The main power that TPTB have is convincing people they have power they don't have. So people don't take advantage of the powers they do have - like doing a Grexit. Did TPTB invade Argentina or Venezuela or the rest of Latin America or the rest of the world which is gradually but inexorably breaking free of TPTB domination?

Tom Hickey said...

A military coup is more possible, but still very low probability. Anybody else but the US acting is zero probability - nobody else has the power - and there is no sign that the US would do anything. Greece is quite safe.

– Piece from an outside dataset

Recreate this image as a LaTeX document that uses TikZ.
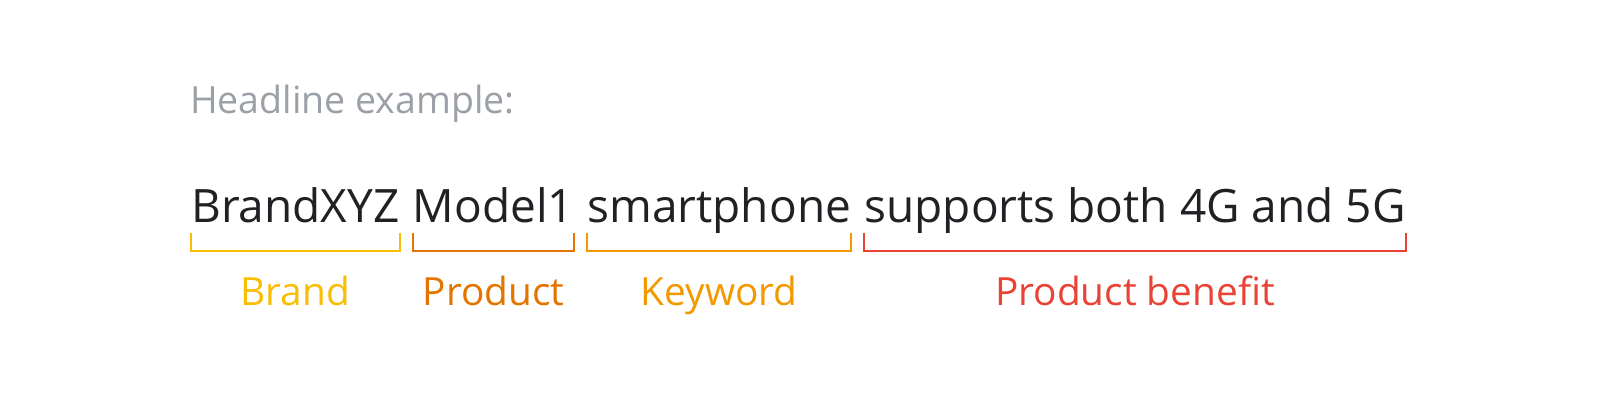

Grexit is off the table and Tusk has already said that if Greece cuts lose from Europe it can fend for its in the global arena, implying that Greece would no longer get Western support in its longstanding feud with Turkey over borders.

Does anyone seriously think that the US would permit Greece to leave NATO and join the BRICS? Join BRICS and remains a member of NATO? I don't think so.

There are others ways of handling this but if all else fails, there will be a military coup.

Nobody has used force in (Western) Europe that way since WWII. (OK, except for the USSR in Eastern Europe, but that shows the power imbalance necessary.)

Is Greece part of Western Europe? Are the Balkans part of Western Europe?


The only angle is taking advantage of an internal struggle in Greece - which there is no sign of

This is what the clandestine services specialize in. Greece is a pretty deeply divided country, and the usual playbook should work.

Calgacus said...

Yugoslavia was divided by internal, geographic, ethnic, language, religious etc divisions, exploited by the outside, that were much bigger than Greece's. There's no postwar example of this kind of thing except the USSR in Eastern Europe. The main thing at issue now is the EU, the EZ, not NATO. Once it gets out of the EZ, a united enough Greece could probably leave NATO if it felt like it. France did for a while. Grexit is neither off the table nor inevitable.

Tom Hickey said...

Once it gets out of the EZ, a united enough Greece could probably leave NATO if it felt like it.

That is what I greatly doubt unless conditions change between the US and Rusina.